I've assessed hundreds of people who've been training for years with little to show for it. The reason is almost always the same: they're doing the same workouts, with the same weights, for the same reps, week after week. They're working hard — but they're not forcing their bodies to adapt. Progressive overload is the mechanism that changes that.
What Progressive Overload Actually Means
Progressive overload is the systematic increase of stress placed on the body during training over time. Your body adapts to training stimuli — what was challenging becomes routine. To continue forcing adaptation (strength gains, muscle growth, fat loss), the stimulus must increase. Stop increasing it, and adaptation stops.
The Five Ways to Overload
- Load: Increase the weight lifted on an exercise over time
- Volume: Add sets or total reps within a session or week
- Frequency: Train a muscle group more often across the week
- Density: Do the same work in less time (shorter rest periods)

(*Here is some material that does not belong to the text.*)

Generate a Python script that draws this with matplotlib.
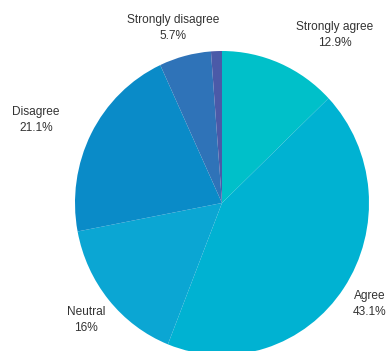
import matplotlib
matplotlib.use("Agg")
import matplotlib.pyplot as plt

categories = ["Strongly agree", "Agree", "Neutral", "Disagree", "Strongly disagree", "Other"]
values = [12.9, 43.1, 16.0, 21.1, 5.7, 1.2]
value_labels = ["12.9%", "43.1%", "16%", "21.1%", "5.7%", ""]
show_label = [True, True, True, True, True, False]
colors = ["#00c0c9", "#00b2d2", "#0ba6d3", "#0a8bc8", "#2f73b8", "#4b5aa8"]

# label anchor positions in pixels (x, y from top)
label_pos = [(335, 35), (370, 304), (86, 320), (36, 120), (173, 28), None]

W, H = 391, 351
fig = plt.figure(figsize=(W / 100, H / 100), dpi=100)
cx, cy = 222, 203
rx, ry = 147, 152
ax = fig.add_axes([(cx - rx) / W, (H - cy - ry) / H, 2 * rx / W, 2 * ry / H])
ax.pie(values, colors=colors, startangle=90, counterclock=False, radius=1,
       wedgeprops=dict(linewidth=0))
ax.set_xlim(-1, 1)
ax.set_ylim(-1, 1)
ax.set_aspect("auto")
ax.axis("off")

for cat, lab, pos, show in zip(categories, value_labels, label_pos, show_label):
    if not show:
        continue
    fig.text(pos[0] / W, 1 - pos[1] / H, f"{cat}\n{lab}", ha="center", va="center",
             fontsize=8.6, family="Liberation Sans", color="#333333", linespacing=1.45)

fig.savefig("out.png", dpi=100)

- Range of motion: Increase depth or range when load/volume are plateaued
The Most Common Way People Get This Wrong
Most recreational trainees only think about load — adding weight to the bar. When they can't add weight, they declare themselves at a plateau. But volume and frequency overload are equally valid and often more sustainable over long training blocks. A well-designed program cycles between different overload mechanisms, preventing true stagnation.
How Fast Should Progress Come?
This depends on training age (how long you've been training consistently). Beginners can add weight to the bar every session on major lifts — this is often called 'linear progression.' Intermediate trainees progress weekly. Advanced athletes may progress monthly on some lifts. Understanding your training age sets realistic expectations and informs how aggressively to program overload.
The Role of Tracking
You cannot manage what you don't measure. Every client at Bodies By Akeem has their session data logged — weights, reps, RPE (rate of perceived exertion). Without that data, progressive overload is guesswork. Even a simple notebook works. The specific tool doesn't matter. What matters is that you know, on every working set, whether you're ahead of last week.
The best training program in the world is the one that systematically gets harder over time. Without that, everything else is noise.